En cuanto a seguir respetando la norma de tratar cada ministerio como si fuese el feudo de determinado partido, ni modo. Si dependiese de su voluntad y de su decisión, Dilma dispensaría los servicios del PP, principalmente en una cartera poderosa como la de Ciudades (en 2012, el presupuesto del ministerio es de 22 mil millones de reales, algo así como 55 mil millones de pesos argentinos). Podría quizá ofrecer como compensación cualquiera de las demás 37 carteras que componen su multitudinario gabinete. Pero sería abrir campo para una disputa sangrienta entre su propio partido, el PT, y su más poderoso aliado, el PMDB. La salida ha sido preservar un feudo cuyo peso no corresponde al de un partido con 39 escaños en Diputados.

Más desconcertante es constatar que, en las filas del PP, el elegido por ella sería Marcio Fortes, quien ocupó la misma cartera con su antecesor, Lula da Silva.
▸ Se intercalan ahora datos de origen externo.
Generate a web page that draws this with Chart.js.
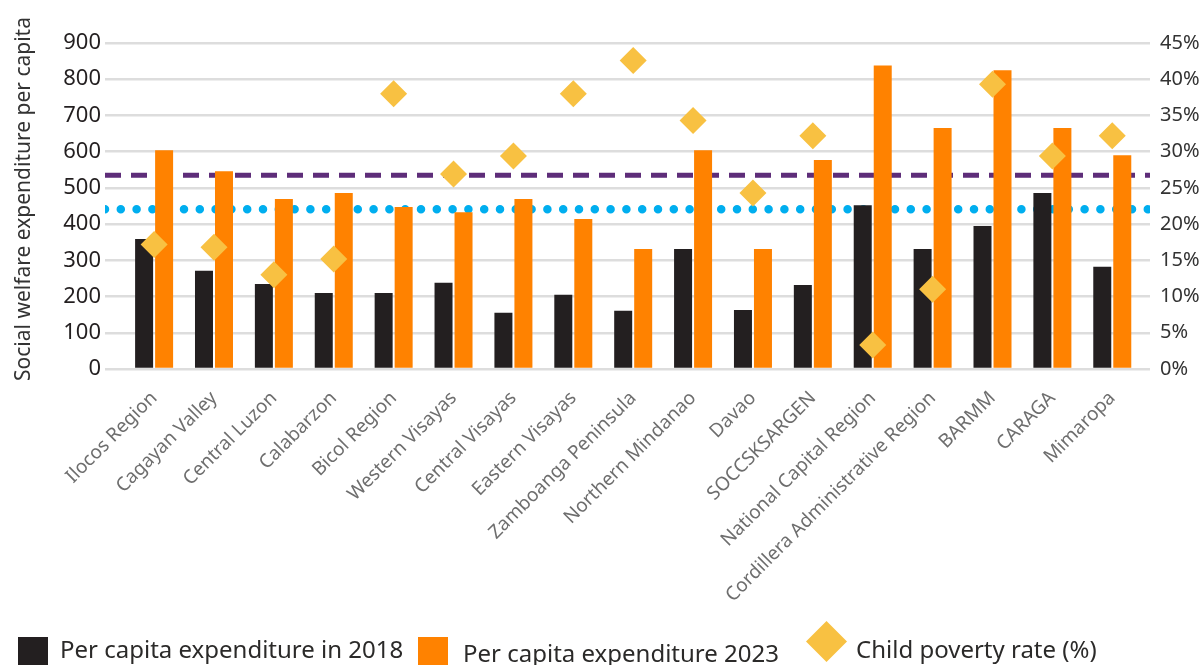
<!DOCTYPE html>
<html lang="en">
<head>
<meta charset="utf-8">
<title>Social welfare expenditure per capita and child poverty by region</title>
<script src="https://cdn.jsdelivr.net/npm/chart.js@4.4.1/dist/chart.umd.min.js"></script>
<style>
  html, body { margin: 0; padding: 0; background: #ffffff; }
  #wrap { position: relative; width: 1204px; height: 665px; overflow: hidden; font-family: "Noto Sans", "Open Sans", sans-serif; }
  #c { position: absolute; left: 0; top: 0; }
  .key { position: absolute; }
  .swatch { width: 30px; height: 30px; }
  .diamond { width: 29px; height: 29px; transform: rotate(45deg); }
  .label { font-size: 24px; line-height: 24px; color: #2b2a29; white-space: nowrap; }
</style>
</head>
<body>
<div id="wrap">
  <canvas id="c" width="1204" height="665"></canvas>
  <div class="key swatch" style="left:18px;top:637px;background:#231f20"></div>
  <div class="key label" style="left:60px;top:637px">Per capita expenditure in 2018</div>
  <div class="key swatch" style="left:418px;top:637px;background:#ff8200"></div>
  <div class="key label" style="left:463px;top:641px">Per capita expenditure 2023</div>
  <div class="key diamond" style="left:812px;top:627px;background:#f8c142"></div>
  <div class="key label" style="left:856px;top:637px">Child poverty rate (%)</div>
</div>
<script>
// Regions in display order
const regions = [
  'Ilocos Region', 'Cagayan Valley', 'Central Luzon', 'Calabarzon', 'Bicol Region',
  'Western Visayas', 'Central Visayas', 'Eastern Visayas', 'Zamboanga Peninsula',
  'Northern Mindanao', 'Davao', 'SOCCSKSARGEN', 'National Capital Region',
  'Cordillera Administrative Region', 'BARMM', 'CARAGA', 'Mimaropa'
];

// Social welfare expenditure per capita
const spend2018 = [359, 271, 235, 210, 210, 238, 155, 205, 161, 331, 163, 232, 452, 331, 395, 486, 282];
const spend2023 = [604, 546, 469, 486, 447, 433, 469, 414, 331, 604, 331, 577, 838, 665, 825, 665, 590];

// Child poverty rate, percent
const childPoverty = [17.2, 16.8, 13.0, 15.2, 38.0, 26.9, 29.4, 38.0, 42.6, 34.3, 24.3, 32.2, 3.3, 11.0, 39.3, 29.4, 32.2];

// Horizontal reference levels (left axis units)
const dashedLevel = 535;
const dottedLevel = 441;

// Axis ticks and title
const spendTicks = [0, 100, 200, 300, 400, 500, 600, 700, 800, 900];
const rateTicks = [0, 5, 10, 15, 20, 25, 30, 35, 40, 45];
const leftTitle = 'Social welfare expenditure per capita';

// Horizontal extent of the plot, in category units
const xFrom = -0.82;
const xTo = 16.63;

const asPoints = values => values.map((v, i) => ({ x: i, y: v }));
const levelLine = v => [{ x: xFrom, y: v }, { x: xTo, y: v }];

const FONT = '"Noto Sans", "Open Sans", sans-serif';

// Left axis title drawn at full width (the built-in title is squeezed to the axis height)
const leftTitlePlugin = {
  id: 'leftTitle',
  afterDraw(chart) {
    const { ctx, chartArea } = chart;
    ctx.save();
    ctx.translate(24, (chartArea.top + chartArea.bottom) / 2 - 7);
    ctx.rotate(-Math.PI / 2);
    ctx.font = '21px ' + FONT;
    ctx.fillStyle = '#333333';
    ctx.textAlign = 'center';
    ctx.textBaseline = 'middle';
    ctx.fillText(leftTitle, 0, 0);
    ctx.restore();
  }
};

new Chart(document.getElementById('c'), {
  type: 'bar',
  plugins: [leftTitlePlugin],
  data: {
    datasets: [
      {
        type: 'line',
        label: 'Child poverty rate (%)',
        data: asPoints(childPoverty),
        yAxisID: 'y1',
        showLine: false,
        pointStyle: 'rectRot',
        pointRadius: 13.5,
        pointHoverRadius: 13.5,
        pointBackgroundColor: '#f8c142',
        pointBorderWidth: 0,
        backgroundColor: '#f8c142',
        borderColor: '#f8c142',
        order: 0
      },
      {
        label: 'Per capita expenditure in 2018',
        data: asPoints(spend2018),
        yAxisID: 'y',
        backgroundColor: '#231f20',
        borderWidth: 0,
        categoryPercentage: 0.668,
        barPercentage: 0.9,
        order: 1
      },
      {
        label: 'Per capita expenditure 2023',
        data: asPoints(spend2023),
        yAxisID: 'y',
        backgroundColor: '#ff8200',
        borderWidth: 0,
        categoryPercentage: 0.668,
        barPercentage: 0.9,
        order: 1
      },
      {
        type: 'line',
        label: 'dashed level',
        data: levelLine(dashedLevel),
        yAxisID: 'y',
        borderColor: '#5e2d79',
        borderWidth: 5,
        borderDash: [16, 10],
        pointRadius: 0,
        fill: false,
        order: 2
      },
      {
        type: 'line',
        label: 'dotted level',
        data: levelLine(dottedLevel),
        yAxisID: 'y',
        borderColor: '#00aeef',
        borderWidth: 8.5,
        borderDash: [0, 15.8],
        borderCapStyle: 'round',
        pointRadius: 0,
        fill: false,
        order: 2
      }
    ]
  },
  options: {
    responsive: false,
    devicePixelRatio: 1,
    animation: false,
    layout: { padding: { top: 43, left: 0, right: 0, bottom: 36 } },
    plugins: {
      legend: { display: false },
      tooltip: { enabled: true }
    },
    scales: {
      x: {
        type: 'linear',
        min: xFrom,
        max: xTo,
        bounds: 'data',
        offset: false,
        grid: { display: false, drawTicks: false },
        border: { display: false },
        afterBuildTicks: s => { s.ticks = regions.map((_, i) => ({ value: i })); },
        afterFit: s => { s.height = 260; },
        ticks: {
          autoSkip: false,
          minRotation: 45,
          maxRotation: 45,
          padding: 18,
          color: '#6e6e6e',
          font: { family: FONT, size: 19 },
          callback: v => regions[v]
        }
      },
      y: {
        position: 'left',
        min: spendTicks[0],
        max: spendTicks[spendTicks.length - 1],
        afterBuildTicks: s => { s.ticks = spendTicks.map(v => ({ value: v })); },
        afterFit: s => { s.width = 105; },
        grid: { color: '#dddddd', lineWidth: 2.5, drawTicks: false },
        border: { display: false },
        ticks: {
          padding: 4,
          color: '#231f20',
          font: { family: FONT, size: 22 }
        },
        title: { display: false }
      },
      y1: {
        position: 'right',
        min: rateTicks[0],
        max: rateTicks[rateTicks.length - 1],
        afterBuildTicks: s => { s.ticks = rateTicks.map(v => ({ value: v })); },
        afterFit: s => { s.width = 54; },
        grid: { display: false, drawTicks: false },
        border: { display: false },
        ticks: {
          padding: 10,
          color: '#333333',
          font: { family: FONT, size: 20 },
          callback: v => v + '%'
        }
      }
    }
  }
});
</script>
</body>
</html>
El PP se opuso, con un argumento que quizá sirva de motivo de orgullo para Fortes: cuando era ministro, no favoreció a la bancada parlamentaria de su partido.

A esta altura, lo que debería estar ocurriendo –al menos acorde con los vaticinios de hace algunos meses– sería una reforma radical en el gobierno de Dilma Rousseff. Parte sustancial de las 38 carteras heredadas del antecesor sería eliminada, ministerios serían fundidos para evitar superposición de funciones y presupuestos, nuevos nombramientos privilegiarían a técnicos o a políticos de comprobada capacidad administrativa, y Dilma finalmente podría mostrar un gobierno construido a su imagen y semejanza. De manera contundente, ella ha sido desaconsejada a llevar adelante esa idea. La convencieron los de su partido, los aliados, y el mismo Lula da Silva. Queda claro, una vez más, que en el escenario político las cosas son como son y no como deberían ser. Una cosa es lo que se quiere, y otra lo que se logra.

Dilma Rousseff tiene todas las condiciones para hacer un gobierno íntegro y eficaz, que mantenga la marcha de cambios profundos, concretos y acelerados inaugurada por su antecesor.

La presidenta admite que en su primer año los resultados quedaron muy por debajo de lo esperado. En 2012, quiere recuperar el tiempo perdido.

De haber sido así desde el principio, quizá Negromonte hubiese caído fulminado mucho antes. O quizá ni siquiera hubiese estrenado su traje de ministro.